● Exercise task
Reproduce the material below line by line, beginning with its first line and ending with the line that contains "(34,431) rectangle (577,437);"; leave out pictures.
□ □ □ □
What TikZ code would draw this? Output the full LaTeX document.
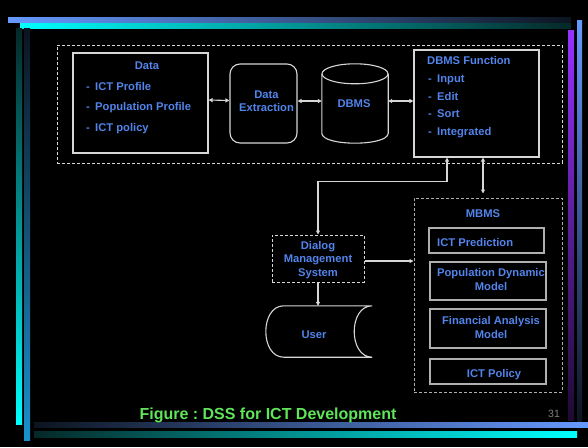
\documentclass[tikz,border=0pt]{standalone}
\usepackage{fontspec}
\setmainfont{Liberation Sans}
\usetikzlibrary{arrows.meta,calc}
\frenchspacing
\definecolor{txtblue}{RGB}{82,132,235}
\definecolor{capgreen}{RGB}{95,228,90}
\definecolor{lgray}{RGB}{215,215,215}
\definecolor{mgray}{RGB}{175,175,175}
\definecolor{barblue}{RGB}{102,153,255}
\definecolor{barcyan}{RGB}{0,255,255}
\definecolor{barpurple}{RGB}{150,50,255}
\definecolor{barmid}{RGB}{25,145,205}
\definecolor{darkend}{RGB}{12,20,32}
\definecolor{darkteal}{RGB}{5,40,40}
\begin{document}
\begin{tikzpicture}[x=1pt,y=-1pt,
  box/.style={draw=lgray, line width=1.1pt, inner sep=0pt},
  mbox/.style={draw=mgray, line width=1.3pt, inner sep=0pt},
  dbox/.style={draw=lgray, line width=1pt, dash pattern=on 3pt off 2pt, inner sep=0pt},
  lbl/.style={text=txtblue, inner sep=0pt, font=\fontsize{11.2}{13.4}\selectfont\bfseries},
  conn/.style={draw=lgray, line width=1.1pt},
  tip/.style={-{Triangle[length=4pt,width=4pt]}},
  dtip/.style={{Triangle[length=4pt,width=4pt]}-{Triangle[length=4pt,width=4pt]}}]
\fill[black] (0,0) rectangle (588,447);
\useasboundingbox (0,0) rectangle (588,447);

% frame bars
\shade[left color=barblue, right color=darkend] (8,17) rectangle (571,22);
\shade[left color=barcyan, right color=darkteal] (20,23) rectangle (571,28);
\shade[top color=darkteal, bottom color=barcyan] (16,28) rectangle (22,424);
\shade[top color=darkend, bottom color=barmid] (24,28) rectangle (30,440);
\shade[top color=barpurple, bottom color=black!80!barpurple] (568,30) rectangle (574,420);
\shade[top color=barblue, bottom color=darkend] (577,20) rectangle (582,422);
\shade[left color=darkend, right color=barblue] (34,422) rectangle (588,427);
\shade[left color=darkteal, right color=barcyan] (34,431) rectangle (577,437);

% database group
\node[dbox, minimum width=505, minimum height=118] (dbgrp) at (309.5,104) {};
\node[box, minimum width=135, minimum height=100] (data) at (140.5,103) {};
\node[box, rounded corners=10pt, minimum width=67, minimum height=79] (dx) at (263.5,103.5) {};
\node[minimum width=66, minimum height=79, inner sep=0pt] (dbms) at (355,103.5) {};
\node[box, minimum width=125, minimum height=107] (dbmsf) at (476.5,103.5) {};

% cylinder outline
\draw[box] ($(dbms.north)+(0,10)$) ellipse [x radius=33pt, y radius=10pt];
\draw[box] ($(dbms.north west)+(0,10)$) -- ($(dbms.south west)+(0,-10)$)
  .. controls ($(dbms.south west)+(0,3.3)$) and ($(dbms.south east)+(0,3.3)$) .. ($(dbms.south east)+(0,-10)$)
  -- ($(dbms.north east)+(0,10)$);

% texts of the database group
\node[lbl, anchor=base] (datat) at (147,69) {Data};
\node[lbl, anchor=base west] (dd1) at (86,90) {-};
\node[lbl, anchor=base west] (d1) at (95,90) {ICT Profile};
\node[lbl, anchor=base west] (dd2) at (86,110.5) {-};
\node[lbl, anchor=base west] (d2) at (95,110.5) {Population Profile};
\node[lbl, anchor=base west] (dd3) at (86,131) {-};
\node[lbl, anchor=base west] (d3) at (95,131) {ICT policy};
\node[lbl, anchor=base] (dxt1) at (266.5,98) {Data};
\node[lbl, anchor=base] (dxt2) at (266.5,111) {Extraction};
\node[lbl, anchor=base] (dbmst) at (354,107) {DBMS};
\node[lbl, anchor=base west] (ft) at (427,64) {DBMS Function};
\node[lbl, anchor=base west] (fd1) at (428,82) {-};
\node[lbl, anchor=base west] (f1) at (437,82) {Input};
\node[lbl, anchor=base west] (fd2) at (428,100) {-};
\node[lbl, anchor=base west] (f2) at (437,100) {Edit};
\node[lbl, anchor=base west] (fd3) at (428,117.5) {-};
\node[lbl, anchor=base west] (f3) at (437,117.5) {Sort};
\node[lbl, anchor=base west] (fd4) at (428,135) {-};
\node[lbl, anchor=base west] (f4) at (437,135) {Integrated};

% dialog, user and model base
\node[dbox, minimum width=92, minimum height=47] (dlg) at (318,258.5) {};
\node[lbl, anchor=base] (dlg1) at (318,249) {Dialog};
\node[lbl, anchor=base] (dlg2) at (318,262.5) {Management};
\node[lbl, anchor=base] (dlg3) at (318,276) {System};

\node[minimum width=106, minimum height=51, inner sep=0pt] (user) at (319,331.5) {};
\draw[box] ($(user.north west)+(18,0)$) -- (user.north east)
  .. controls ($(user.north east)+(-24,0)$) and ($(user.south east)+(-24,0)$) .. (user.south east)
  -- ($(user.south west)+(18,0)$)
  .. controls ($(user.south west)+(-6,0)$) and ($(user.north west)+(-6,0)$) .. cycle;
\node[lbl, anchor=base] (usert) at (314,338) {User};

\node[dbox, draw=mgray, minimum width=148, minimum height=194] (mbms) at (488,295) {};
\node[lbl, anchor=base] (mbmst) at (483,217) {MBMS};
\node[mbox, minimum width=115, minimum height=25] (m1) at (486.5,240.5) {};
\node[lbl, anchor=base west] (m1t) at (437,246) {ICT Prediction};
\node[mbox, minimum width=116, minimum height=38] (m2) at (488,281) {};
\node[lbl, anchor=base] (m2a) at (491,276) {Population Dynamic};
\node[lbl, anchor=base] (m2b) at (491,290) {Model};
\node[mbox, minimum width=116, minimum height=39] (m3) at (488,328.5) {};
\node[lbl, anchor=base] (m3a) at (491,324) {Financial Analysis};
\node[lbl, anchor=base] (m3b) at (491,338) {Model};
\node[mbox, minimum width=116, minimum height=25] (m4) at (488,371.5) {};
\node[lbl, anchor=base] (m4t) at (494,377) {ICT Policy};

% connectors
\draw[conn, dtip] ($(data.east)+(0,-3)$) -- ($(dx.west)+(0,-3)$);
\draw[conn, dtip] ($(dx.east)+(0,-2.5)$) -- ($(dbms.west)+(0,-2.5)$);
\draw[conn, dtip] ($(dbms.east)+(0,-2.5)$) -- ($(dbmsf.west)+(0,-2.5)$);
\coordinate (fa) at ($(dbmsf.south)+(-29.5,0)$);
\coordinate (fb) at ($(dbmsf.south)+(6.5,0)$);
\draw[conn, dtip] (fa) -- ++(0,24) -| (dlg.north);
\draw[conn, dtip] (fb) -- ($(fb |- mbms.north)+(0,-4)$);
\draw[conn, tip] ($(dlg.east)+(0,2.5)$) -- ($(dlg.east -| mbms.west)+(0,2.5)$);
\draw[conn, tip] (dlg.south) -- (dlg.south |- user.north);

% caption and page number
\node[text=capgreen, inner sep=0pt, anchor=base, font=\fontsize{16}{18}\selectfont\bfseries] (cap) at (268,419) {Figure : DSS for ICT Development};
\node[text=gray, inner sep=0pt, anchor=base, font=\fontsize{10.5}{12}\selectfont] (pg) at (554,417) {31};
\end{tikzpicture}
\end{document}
□ □ □ □
● Worked answer
What TikZ code would draw this? Output the full LaTeX document.
\documentclass[tikz,border=0pt]{standalone}
\usepackage{fontspec}
\setmainfont{Liberation Sans}
\usetikzlibrary{arrows.meta,calc}
\frenchspacing
\definecolor{txtblue}{RGB}{82,132,235}
\definecolor{capgreen}{RGB}{95,228,90}
\definecolor{lgray}{RGB}{215,215,215}
\definecolor{mgray}{RGB}{175,175,175}
\definecolor{barblue}{RGB}{102,153,255}
\definecolor{barcyan}{RGB}{0,255,255}
\definecolor{barpurple}{RGB}{150,50,255}
\definecolor{barmid}{RGB}{25,145,205}
\definecolor{darkend}{RGB}{12,20,32}
\definecolor{darkteal}{RGB}{5,40,40}
\begin{document}
\begin{tikzpicture}[x=1pt,y=-1pt,
  box/.style={draw=lgray, line width=1.1pt, inner sep=0pt},
  mbox/.style={draw=mgray, line width=1.3pt, inner sep=0pt},
  dbox/.style={draw=lgray, line width=1pt, dash pattern=on 3pt off 2pt, inner sep=0pt},
  lbl/.style={text=txtblue, inner sep=0pt, font=\fontsize{11.2}{13.4}\selectfont\bfseries},
  conn/.style={draw=lgray, line width=1.1pt},
  tip/.style={-{Triangle[length=4pt,width=4pt]}},
  dtip/.style={{Triangle[length=4pt,width=4pt]}-{Triangle[length=4pt,width=4pt]}}]
\fill[black] (0,0) rectangle (588,447);
\useasboundingbox (0,0) rectangle (588,447);

% frame bars
\shade[left color=barblue, right color=darkend] (8,17) rectangle (571,22);
\shade[left color=barcyan, right color=darkteal] (20,23) rectangle (571,28);
\shade[top color=darkteal, bottom color=barcyan] (16,28) rectangle (22,424);
\shade[top color=darkend, bottom color=barmid] (24,28) rectangle (30,440);
\shade[top color=barpurple, bottom color=black!80!barpurple] (568,30) rectangle (574,420);
\shade[top color=barblue, bottom color=darkend] (577,20) rectangle (582,422);
\shade[left color=darkend, right color=barblue] (34,422) rectangle (588,427);
\shade[left color=darkteal, right color=barcyan] (34,431) rectangle (577,437);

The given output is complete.